NHS & UK Government Set Radical Course with 10-Year Plan

The findings of Lord Darzi's 2024 investigation into the state of England's National Health Service (NHS) disclose a troubling scenario.
The NHS is described as being in a 'critical condition', with challenges in accessing GP appointments, extending hospital waiting lists, staff demoralisation and lagging cancer research compared to other countries.
To address these issues, a newly-published 10 Year Health Plan for England presents a choice: either make minor adjustments to a failing system or pursue a new direction to reshape the NHS.
"This is a time for radical change – major surgery, not sticking plasters," writes UK Prime Minister Sir Keir Starmer in the report.
"The measures in this plan are radical and urgent. It won't be easy, but the prize will be worth it. This is a plan that will take the NHS from the worst crisis in its history and renew it so it serves generations to come."
The 'biggest NHS conversation in history'
Over the past eight months, the report's authors have engaged with thousands of staff and public members, while considering 250,000 contributions on the Change.NHS website.
"The conclusion was clear," reads the report. "No one defends the status quo. Staff and patients are crying out for change."
The government proposes a forward-looking care model that substantially reshapes how the NHS achieves its health mission. It integrates core principles of universal access, free care at the point of use, needs-based treatment and public funding.

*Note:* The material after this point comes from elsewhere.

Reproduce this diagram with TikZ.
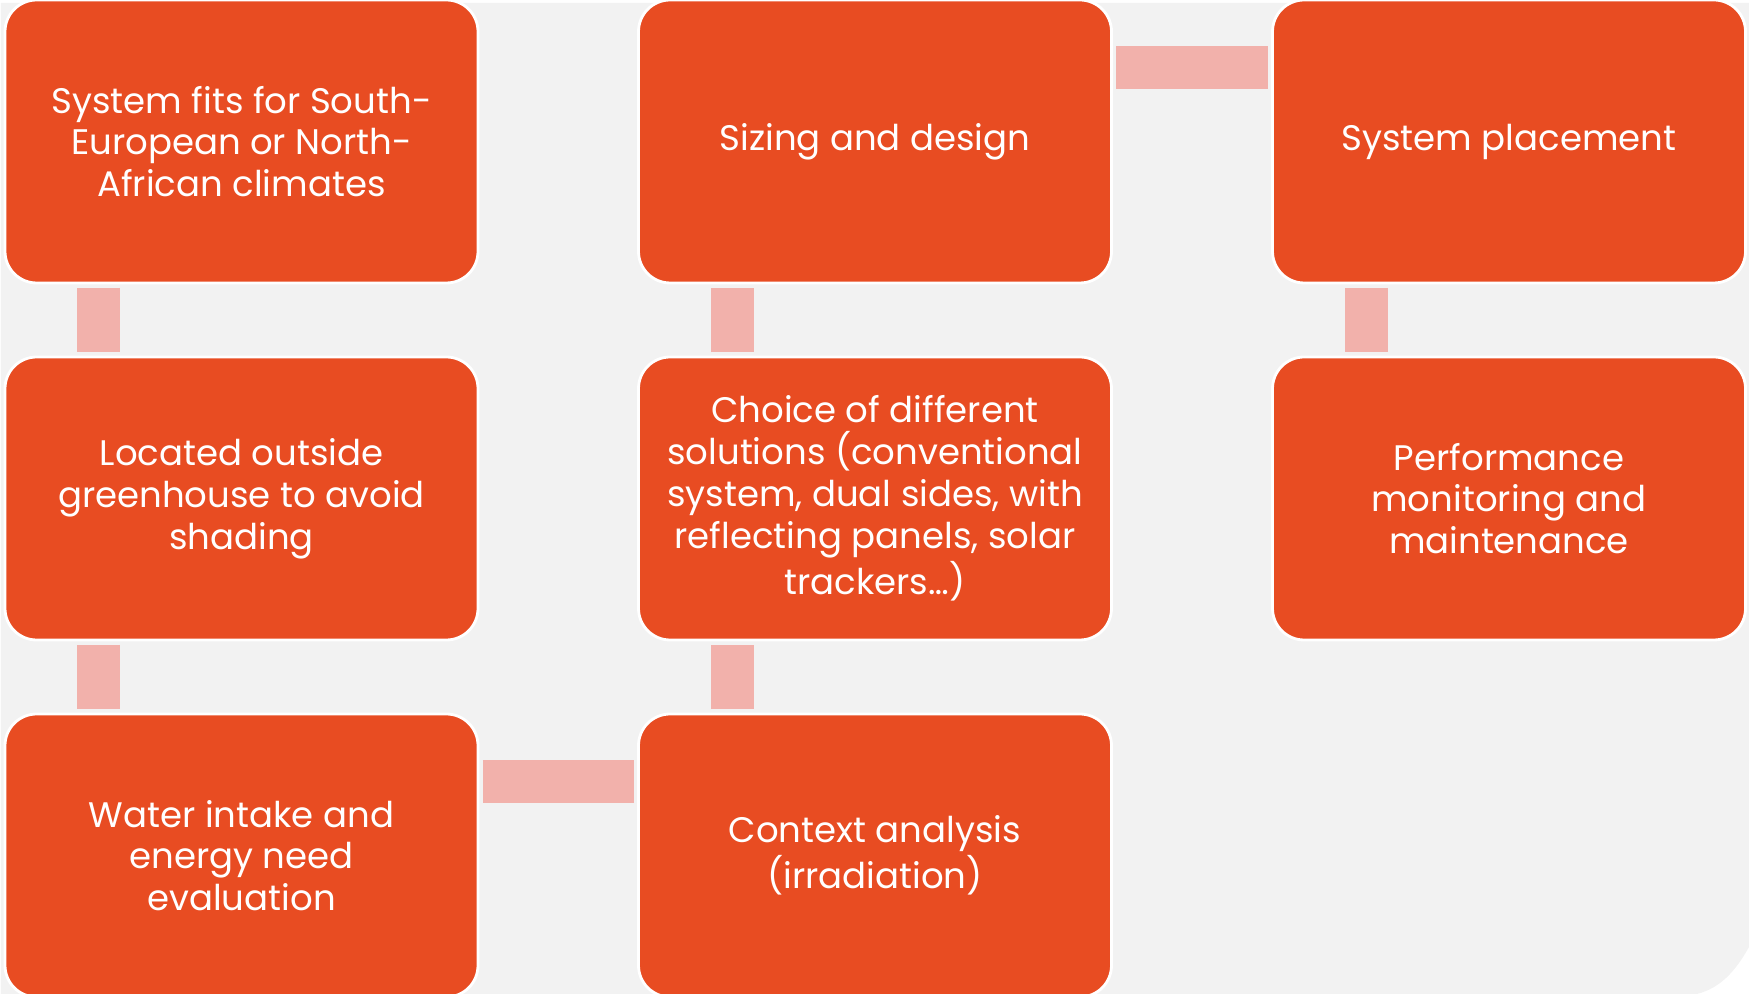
\documentclass[tikz,border=0pt]{standalone}
\usepackage{fontspec}
\setmainfont{Poppins}
\definecolor{stepfill}{HTML}{E84C22}
\definecolor{linkpink}{HTML}{F2B1AB}
\definecolor{pagegray}{HTML}{F2F2F2}
\usetikzlibrary{positioning, calc}
\tikzset{
  stepbox/.style={
    draw=white, line width=0.8pt, fill=stepfill, rounded corners=9pt,
    minimum width=4.73cm, minimum height=2.83cm, inner sep=0pt,
    text=white, align=center, font=\fontsize{10.1}{11.9}\selectfont
  },
  link/.style={draw=linkpink, line width=0.43cm, shorten <=1pt, shorten >=1pt},
}
\begin{document}
\begin{tikzpicture}
  \useasboundingbox (0,0) rectangle (17.49,-9.94);
  % Background
  \fill[pagegray] (0.01,-0.03) -- (17.49,-0.03) -- (17.49,-9.47)
    .. controls (17.35,-9.72) and (17.2,-9.88) .. (16.97,-9.94) -- (0.01,-9.94) -- cycle;

  % Left column
  \node[stepbox] (fits) at (2.415,-1.415)
    {System fits for South-\\European or North-\\African climates};
  \node[stepbox] (outside) at (2.415,-4.985)
    {Located outside\\greenhouse to avoid\\shading};
  \node[stepbox] (water) at (2.415,-8.555)
    {Water intake and\\energy need\\evaluation};

  % Middle column
  \node[stepbox] (sizing) at (8.75,-1.415) {Sizing and design};
  \node[stepbox] (choice) at (8.75,-4.985)
    {Choice of different\\solutions (conventional\\system, dual sides, with\\reflecting panels, solar\\trackers…)};
  \node[stepbox] (context) at (8.75,-8.555)
    {Context analysis\\(irradiation)};

  % Right column
  \node[stepbox] (placement) at (15.09,-1.415) {System placement};
  \node[stepbox] (monitor) at (15.09,-4.985)
    {Performance\\monitoring and\\maintenance};

  % Links
  \draw[link] ([xshift=0.95cm]fits.south west) -- ([xshift=0.95cm]outside.north west);
  \draw[link] ([xshift=0.95cm]outside.south west) -- ([xshift=0.95cm]water.north west);
  \draw[link] ([yshift=-0.69cm]water.north east) -- ([yshift=-0.69cm]context.north west);
  \draw[link] ([xshift=0.95cm]context.north west) -- ([xshift=0.95cm]choice.south west);
  \draw[link] ([xshift=0.95cm]choice.north west) -- ([xshift=0.95cm]sizing.south west);
  \draw[link] ([yshift=-0.69cm]sizing.north east) -- ([yshift=-0.69cm]placement.north west);
  \draw[link] ([xshift=0.95cm]placement.south west) -- ([xshift=0.95cm]monitor.north west);
\end{tikzpicture}
\end{document}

The NHS aspires to lead in the global genomics arena while becoming the most AI-enabled healthcare system globally.
Central to this transformation is shifting healthcare from hospitals to communities, transitioning from analogue to digital systems and moving from treating illness to preventing it.
To actualise these vast changes, the NHS will undergo structural reforms, such as a new operating model, enhanced transparency measures and a redesigned workforce strategy aligned with reform goals.
The plan extends to a refreshed innovation strategy and a revamped NHS financial approach to support the necessary scale of change.
Procurement technology transformation
The planned transformation encompasses extensive changes to procurement.
The report highlights that the NHS is yet to capitalise on the modern technology available in everyday life.
"This plan will take the NHS from the 20th century technological laggard it is today to the 21st century leader it has the potential to be," says the report.
"To do this, we will use the unique advantages of the NHS’ healthcare model – world-leading data, its power in procurement and its means to deliver equal access – to create the most digitally-accessible health system in the world."
The government's intention is to provide a "doctor in their pocket" experience for patients via the NHS app, alleviating staff from bureaucratic and administrative burdens.
Priorities include streamlining technology procurement and establishing a single national formulary for medicines within two years.
South Korea’s AI-enabled hospitals serve as a model for England to follow, ensuring hospitals can benefit from automation in areas like staff rostering and procurement.
A revolutionary procurement strategy
The NHS is set to transform how it acquires technology and medical equipment, moving away from a decades-long habit of investing in "yesterday's solutions to today's problems" and towards consistently adopting the best-value medicines via a modernised supply chain.
Health leaders admit the current approach has left the NHS technologically outdated, akin to "investing in fixed telephone lines in a world dominated by mobile phones".
The 10 Year Plan identifies the fundamental issue as the NHS treating all purchases as interchangeable commodities where only price matters, contrasting sharply with other industries' strategic technology investments that enhance productivity and customer experience.
Beginning early next year, the NHS plans to introduce standardised value-based procurement guidance for devices and digital products.
Under this new system, productivity-enhancing technologies will be purchased at a national level, then distributed through an internal marketplace designed to benefit both patients and healthcare professionals.
The changes aim to unlock the "extraordinary potential" of the UK's HealthTech and MedTech sectors via an open innovation strategy.
Starting April 2026, the NHS will broaden NICE's technology appraisal process, currently only for medicines, to include certain devices, diagnostics, and digital products.
This marks the first national pathway to prioritise and fund high-impact health technologies beyond pharmaceuticals.
The expanded system will focus on meeting the NHS's most pressing needs while supporting financial sustainability. An example is digital behavioural therapy for adolescents, targeting long waiting lists for Children and Adolescent Mental Health Services (CAMHS).
The initiative promises accelerated commercial support, simplified access to NHS infrastructure for evidence generation, and intensive adoption back-up, addressing "significant unwarranted variation" in technology uptake that has diminished the UK's market appeal to innovators.
"Our aim is to be in the driving seat of the biggest industrial revolution since the 19th century as we harness technology to create a new model of care in the NHS," the report continues.
"We will free up hospitals to prioritise safe deployment of AI and harness new technology to bring the very best of cutting-edge care to all patients. All hospitals will be fully AI-enabled within the lifetime of this plan."